LATITUDES

Muse, le médicament qui surpasse le Viagra

Un an après l’apparition du Viagra, l’impuissance masculine alimente toujours les conversations. Délaissant la petite pilule bleue, de nombreux médecins se tournent désormais vers un traitement qui a fait son apparition il y a quelques mois: le MUSE.

C’était au printemps 98. Les habitants du globe apprenaient à prononcer un nouveau mot de six lettres, contraction de «vigueur» et de «Niagara», un nom inventé par les laboratoires Pfizer pour désigner une pilule bleue présentée comme le remède miracle contre l’impuissance: le Viagra.

En quelques mois, le Viagra a envahi les officines pharmaceutiques, les plaisanteries grivoises et l’imaginaire collectif. Cette pilule est devenue une vraie star, au point d’éclipser l’apparition, à l’automne 1998, de son rival MUSE (acronyme de Médicament Urétral pour la Stimulation de l’Erection), que de nombreux médecin jugent pourtant supérieur.

Contrairement à la pilule Viagra, dont le contenu se répand dans l’ensemble du corps, MUSE permet un traitement local par application transurétrale d’un vasodilatateur extrêmement puissant: l’aprostadil.

En clair, le package de MUSE se compose d’un petit applicateur en plastique avec capuchon. Dans sa pointe se trouve le médicament. L’applicateur à usage unique permet l’introduction par le patient du médicament dans l’urètre. Il suffit pour cela de libérer le produit en appuyant sur le bouton de l’applicateur.

L’aprostodil est absorbé rapidement par la muqueuse urétrale. Cette substance active induit une érection en augmentant l’afflux de sang artériel.

Si de nombreux médecins préfèrent aujourd’hui prescrire MUSE, c’est parce que son mode de traitement, purement local, évite l’inconvénient majeur du Viagra, qui présentait le risque d’interactions avec des traitements cardiologiques.
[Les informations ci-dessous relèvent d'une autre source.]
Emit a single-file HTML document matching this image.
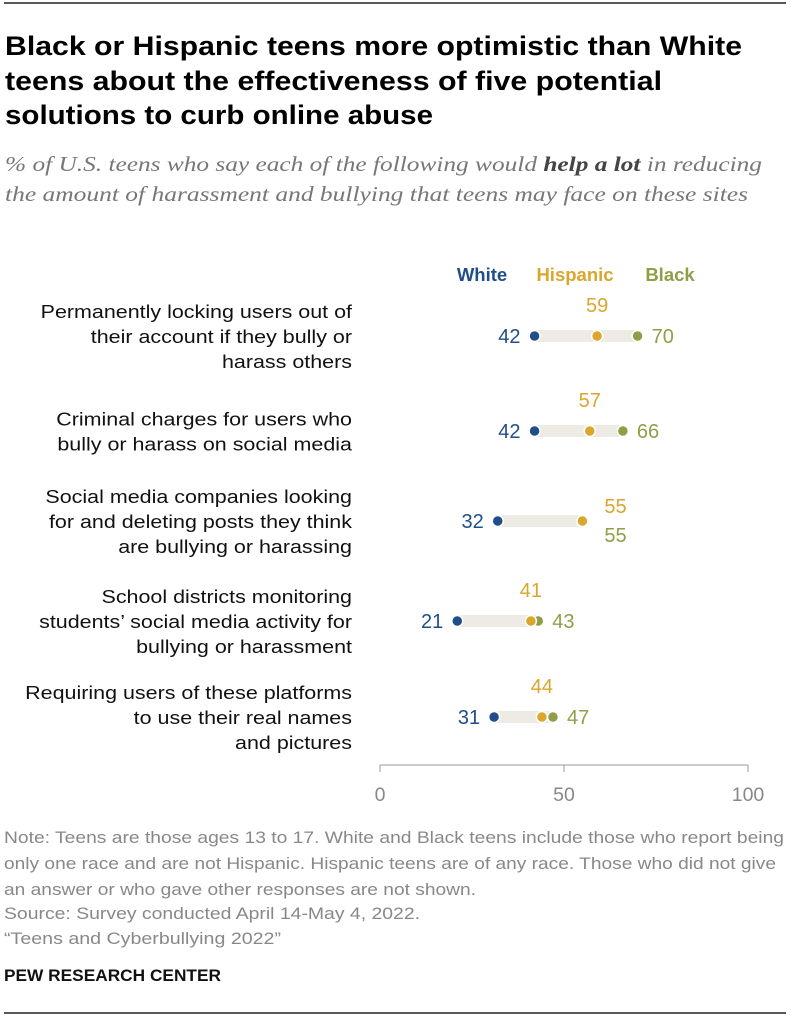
<!DOCTYPE html>
<html><head><meta charset="utf-8"><style>
body{margin:0;background:#fff;width:794px;height:1024px;overflow:hidden;font-family:"Liberation Sans",sans-serif;}
svg{display:block}
</style></head><body>
<svg width="794" height="1024">
<line x1="4" y1="3" x2="786" y2="3" stroke="#222" stroke-width="1.5"/>
<g font-weight="bold" font-size="27" fill="#000" lengthAdjust="spacingAndGlyphs">
<text x="5" y="55" textLength="737" lengthAdjust="spacingAndGlyphs">Black or Hispanic teens more optimistic than White</text>
<text x="5" y="90" textLength="657" lengthAdjust="spacingAndGlyphs">teens about the effectiveness of five potential</text>
<text x="5" y="124" textLength="428" lengthAdjust="spacingAndGlyphs">solutions to curb online abuse</text></g>
<g font-family="Liberation Serif" font-style="italic" font-size="21" fill="#777">
<text x="5" y="171" textLength="757" lengthAdjust="spacingAndGlyphs">% of U.S. teens who say each of the following would <tspan font-weight="bold" fill="#444">help a lot</tspan> in reducing</text>
<text x="5" y="201" textLength="743" lengthAdjust="spacingAndGlyphs">the amount of harassment and bullying that teens may face on these sites</text></g>
<g font-weight="bold" font-size="18.5" text-anchor="middle">
<text x="482" y="281" fill="#1f4e89">White</text>
<text x="575" y="281" fill="#d9a62e">Hispanic</text>
<text x="670" y="281" fill="#8f9f48">Black</text></g>
<g id="rows"></g>
<g id="axis"></g>
<g font-size="16.5" fill="#888">
<text x="4" y="843" textLength="780" lengthAdjust="spacingAndGlyphs">Note: Teens are those ages 13 to 17. White and Black teens include those who report being</text>
<text x="4" y="869" textLength="772" lengthAdjust="spacingAndGlyphs">only one race and are not Hispanic. Hispanic teens are of any race. Those who did not give</text>
<text x="4" y="895" textLength="472" lengthAdjust="spacingAndGlyphs">an answer or who gave other responses are not shown.</text>
<text x="4" y="919" textLength="416" lengthAdjust="spacingAndGlyphs">Source: Survey conducted April 14-May 4, 2022.</text>
<text x="4" y="944" textLength="277" lengthAdjust="spacingAndGlyphs">“Teens and Cyberbullying 2022”</text></g>
<text x="4" y="981" font-size="16.5" font-weight="bold" fill="#111" textLength="217" lengthAdjust="spacingAndGlyphs">PEW RESEARCH CENTER</text>
<line x1="4" y1="1013" x2="786" y2="1013" stroke="#222" stroke-width="1.5"/>
</svg>
<script>
const categories=[["Permanently locking users out of","their account if they bully or","harass others"],["Criminal charges for users who","bully or harass on social media"],["Social media companies looking","for and deleting posts they think","are bullying or harassing"],["School districts monitoring","students’ social media activity for","bullying or harassment"],["Requiring users of these platforms","to use their real names","and pictures"]];
const white=[42,42,32,21,31];
const hispanic=[59,57,55,41,44];
const black=[70,66,55,43,47];
const ticks=[0,50,100];
const NS="http://www.w3.org/2000/svg";
const x=v=>380+v*3.68;
const rowY=[336,431,521,621,717];
function mk(t,a,p){const e=document.createElementNS(NS,t);for(const k in a)e.setAttribute(k,a[k]);p.appendChild(e);return e;}
const rows=document.getElementById('rows');
const C={w:"#1f4e89",h:"#d9a62e",b:"#8f9f48"};
categories.forEach((lab,i)=>{
 const y=rowY[i];
 const g=mk('g',{},rows);
 
 
 const n=lab.length, y0=y+7-(n-1)*12.5;
 lab.forEach((l,j)=>{const t=mk('text',{x:352,y:y0+j*25,'text-anchor':'end','font-size':18.5,fill:'#111'},g);t.textContent=l;
  
  
  const w=t.getComputedTextLength();t.setAttribute('textLength',w*1.16);t.setAttribute('lengthAdjust','spacingAndGlyphs');});
 const lo=Math.min(white[i],hispanic[i],black[i]),hi=Math.max(white[i],hispanic[i],black[i]);
 const bar=mk('rect',{x:x(lo),y:y-6,width:x(hi)-x(lo),height:12,fill:'#eeebe5'},g);
 
 
 [[white,C.w,'white-dot'],[black,C.b,'black-dot'],[hispanic,C.h,'hispanic-dot']].forEach(([arr,c,nm])=>{
  const d=mk('circle',{cx:x(arr[i]),cy:y,r:5.5,fill:c,stroke:'#fff','stroke-width':1.5},g);
  
  });
 const fs=20;
 const tw=mk('text',{x:x(white[i])-14,y:y+7,'text-anchor':'end','font-size':fs,fill:C.w},g);tw.textContent=white[i];
 
 
 let th,tb;
 if(hispanic[i]===black[i]){
  th=mk('text',{x:x(hispanic[i])+22,y:y-8,'font-size':fs,fill:C.h},g);
  tb=mk('text',{x:x(black[i])+22,y:y+21,'font-size':fs,fill:C.b},g);
 }else{
  th=mk('text',{x:x(hispanic[i]),y:y-24,'text-anchor':'middle','font-size':fs,fill:C.h},g);
  tb=mk('text',{x:x(black[i])+14,y:y+7,'font-size':fs,fill:C.b},g);
 }
 th.textContent=hispanic[i];tb.textContent=black[i];
 
 
 
 
});
const ax=document.getElementById('axis');
mk('line',{x1:x(0),y1:765,x2:x(100),y2:765,stroke:'#999'},ax);
ticks.forEach(t=>{mk('line',{x1:x(t),y1:765,x2:x(t),y2:772,stroke:'#999'},ax);
 const tl=mk('text',{x:x(t),y:801,'text-anchor':'middle','font-size':19.5,fill:'#888'},ax);tl.textContent=t;
 
 });
</script>
</body></html>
Les effets secondaires de MUSE sont très rares. Après environ 10 minutes, le médicament produit une splendide érection qui dure entre 30 et 60 minutes, selon le patient et la dose utilisée. Son emploi est simple et permet de préserver la spontanéité dans les relations sexuelles.

En Suisse, près d’un demi-million d’hommes sont concernés par des problèmes d’impuissance. Parmi les individus âgés de 40 à 70 ans, 17% présentent un trouble érectile léger, 25 % un trouble modéré et 10% un trouble érectile complet.

A l’heure actuelle, seul un dixième des hommes concernés ont recours à un traitement médical. L’opinion prévaut encore que les troubles érectiles feraient partie du processus irrémédiable de vieillissement naturel. Pourtant, chaque cas, ou presque, pourrait être traité avec succès.

Il est vrai que le coût de MUSE reste un obstacle de taille. A 30 francs suisse l’application, ce médicament n’est pas, si l’on ose dire, à la portée de toutes les bourses.

Mais le traitement médical n’est pas tout. Le regard social sur l’impuissance a lui aussi fondamentalement changé au cours des dernières années. Il y a vingt ans, on estimait à environ 90% les cas d’impuissance dus à des facteurs psychiques. On admet aujourd’hui une cause organique dans 80% des cas de dysfonction (diabète, maladie vasculaire, traumatisme médullaire, maladie endocrinienne, etc).

Ces chiffres sont clairs: seuls quelques petits pourcents de la population masculine souffrent d’une impuissance d’origine psychologique.

Voilà qui minimise considérablement les ravages imputés aux revendications féministes. Que n’a-t-on entendu? Dans la guerre des sexes, les hommes, fragilisés, déboussolés, auraient perdu leur virilité. On a même évoqué le crépuscule d’un mâle angoissé par la performance…

A coup sûr, le nouvel homme a perdu un certain nombre de ses repères et tente de réintroduire dans les rapports amoureux ces puissants dopants que sont l’émotion, l’attente, le mystère ou le rêve. Sa compagne a tout lieu de s’en réjouir. Le coup de la panne ne sera donc bientôt plus qu’un mauvais souvenir.

Mais au moment où l’impuissance est en passe d’être jugulée grâce à la chimie, voici qu’apparaît un nouveau type de panne. Selon le célèbre psychiatre Willy Pasini, le désir masculin serait sur le déclin: «De plus en plus d’hommes viennent me consulter parce qu’ils n’ont plus de désir, écrit-il dans son ouvrage «La force du désir» (éd. Odile Jacob). Et ce n’est pas un problème de fonction. Ceux qui, auparavant, venaient me voir en disant «je veux, mais je ne peux pas» me disent maintenant «je peux, mais je ne veux pas.»»

Ici, Viagra et MUSE se révèlent impuissants.